Был яркий солнечный день, и каждый встречный односельчанин шутками, смехом провожал меня. Я сел за первую парту, хотел стать отличником, мотивация была серьёзная.

Оказалось, непросто это, и не получилось — ужасно рисовал и математику не любил.

В классе у нас было шесть мальчиков и четыре девочки. Преподавать к нам в подкласс пришёл мужчина средних лет, он играл на зурне во время сельских свадеб и других торжеств. Я удивился, когда увидел его в роли учителя; кажется, и сам он ещё месяц назад не представлял такого поворота. Но к сентябрю выяснилось, что учителей не хватает, и он стал преподавать нашему классу.

Он следил, чтобы мы правильно сидели за партой, учил, как класть руки на стол, объяснял, что нельзя толкаться, разговаривать, шуметь, что надо внимательно слушать его. Он был добрый и хороший человек, и учитель, кажется, неплохой был — с юмором, мог детей расположить к себе. Но я с трудом понимал, что он говорил. Говорил он на аварском, но не на том, на котором мы в селе разговаривали, а на книжном, литературном аварском.

Книжный аварский я слышал от нескольких женщин, которые привозили на ишаках в аул женскую одежду на продажу, и дома на пластинке песни были на этом языке. Слушал песни, подпевал, но смысла не понимал. Русская речь не звучала у нас в горах, разве что по радио; правда, слышал я однажды, как отец говорил на русском с одним геологом и туристами, которые направлялись в Грузию. Телевизор тогда в горах не работал. Детских садиков тоже не было. Вот с таким багажом знаний начали мы изучение «великого и могучего» со слов: мама, хлеб, Родина, река, медведь и т. д.

Прошло два месяца, и нам на дом задали выучить целых два куплета стихотворения на русском. Выучу с большим трудом одну строчку и тут же забываю, мучаюсь с этим проклятым стихом. А ещё слова отца крепко в голове засели: «Ты должен учиться отлично!». Больше всего переживаю за это, не хочу его разочаровать. Время бежит, а я не могу выучить и одной строчки. Старший брат, ученик восьмого класса, прочитал один раз и наизусть рассказывает. Просит меня повторить за ним. Не получается — забываю. Он, насмехаясь, называет меня тупицей. Я плачу и скандалю с ним.

Заходит отец, я заплаканный с потрёпанной книжкой сижу у печки. Он подозвал меня к себе.
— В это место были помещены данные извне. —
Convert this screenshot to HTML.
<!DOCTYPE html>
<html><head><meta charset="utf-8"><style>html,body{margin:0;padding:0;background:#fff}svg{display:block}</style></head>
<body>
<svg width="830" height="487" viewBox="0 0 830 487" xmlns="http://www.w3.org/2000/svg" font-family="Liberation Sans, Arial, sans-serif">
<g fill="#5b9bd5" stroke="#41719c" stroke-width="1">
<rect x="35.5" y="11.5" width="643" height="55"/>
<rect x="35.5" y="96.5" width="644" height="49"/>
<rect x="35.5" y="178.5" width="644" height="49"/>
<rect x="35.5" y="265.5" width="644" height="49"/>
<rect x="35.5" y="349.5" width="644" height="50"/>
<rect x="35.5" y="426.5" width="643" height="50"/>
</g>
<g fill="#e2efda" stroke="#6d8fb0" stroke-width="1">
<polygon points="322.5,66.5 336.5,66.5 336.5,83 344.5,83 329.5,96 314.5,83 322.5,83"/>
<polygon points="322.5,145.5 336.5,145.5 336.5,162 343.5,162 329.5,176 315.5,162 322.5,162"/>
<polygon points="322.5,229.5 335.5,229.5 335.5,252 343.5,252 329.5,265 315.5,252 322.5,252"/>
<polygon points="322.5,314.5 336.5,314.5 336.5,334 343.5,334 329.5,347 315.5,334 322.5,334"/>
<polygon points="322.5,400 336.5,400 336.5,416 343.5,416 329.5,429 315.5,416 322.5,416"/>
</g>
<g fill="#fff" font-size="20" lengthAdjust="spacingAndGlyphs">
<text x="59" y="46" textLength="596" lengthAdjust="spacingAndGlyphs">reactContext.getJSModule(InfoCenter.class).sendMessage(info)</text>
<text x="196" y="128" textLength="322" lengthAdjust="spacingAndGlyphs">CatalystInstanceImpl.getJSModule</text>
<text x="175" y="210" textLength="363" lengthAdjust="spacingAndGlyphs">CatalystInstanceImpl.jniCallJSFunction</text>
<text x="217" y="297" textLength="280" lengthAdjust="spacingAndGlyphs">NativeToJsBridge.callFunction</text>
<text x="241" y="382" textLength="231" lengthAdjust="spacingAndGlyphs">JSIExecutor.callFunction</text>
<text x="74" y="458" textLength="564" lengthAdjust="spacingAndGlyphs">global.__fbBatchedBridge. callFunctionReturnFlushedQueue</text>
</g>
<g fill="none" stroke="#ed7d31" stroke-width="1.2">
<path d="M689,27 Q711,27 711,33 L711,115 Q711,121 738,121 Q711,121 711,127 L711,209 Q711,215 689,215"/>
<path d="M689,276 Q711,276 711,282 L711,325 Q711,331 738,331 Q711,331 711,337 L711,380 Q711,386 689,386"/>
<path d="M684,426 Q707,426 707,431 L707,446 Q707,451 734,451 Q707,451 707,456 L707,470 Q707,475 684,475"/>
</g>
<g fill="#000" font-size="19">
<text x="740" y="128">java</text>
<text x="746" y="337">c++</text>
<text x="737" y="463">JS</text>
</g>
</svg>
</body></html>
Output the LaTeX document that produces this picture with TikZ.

Лёг на кровать, поправил подушку для себя, потом поднял меня, уложил рядом и спросил: «Что у тебя тут?» Я закрыл книжку, замолчал, отвёл глаза от стыда, тихонько заплакал. Подошёл брат и рассказал, что не получается у меня со стихом. Отец взял книгу, открыл на моём стихотворении и начал спрашивать смысл слов, их перевод. Выяснилось, что я не понимаю смысла ни одного слова. Он перевёл каждое слово, показал девчонку с книжкой на иллюстрации и объяснил, в чём смысл этого стиха.

Через полчаса я всё запомнил, этот стих я не могу забыть уже лет сорок:

«… Я спрятала куклу,

Играть не хочу.

Не буду играть —

Я буквы учу!

Из букв я сама

Составляю слова.

Сама прочитала:

«Трава и дрова.

Дрова на дворе

Трава на лугу».

Теперь, как большая,

Читать я могу…»

Гениальное стихотворение! Пришёл на урок, учитель спросил: «Кто выучил стихотворение?» В классе молчание, я неуверенно поднял руку. Вышел и рассказал. Зурнач в шоке, дети в недоумении от моего непрерывного русского, продолжительностью аж в целых три куплета. Получил первую пятёрку и сел за парту.

Прошла первая четверть учебного года. Мама поехала в райцентр отчёты сдавать, она работала заведующей фельдшерским пунктом. Отец тоже в отъезде. Учитель дал табель успеваемости и отправил на подпись к родителям. А у меня тройка по чистописанию (была такая дисциплина). Дал старшей сестре на подпись. Она посмотрела и швырнула табель в лицо: «Я троечникам подписи не ставлю…».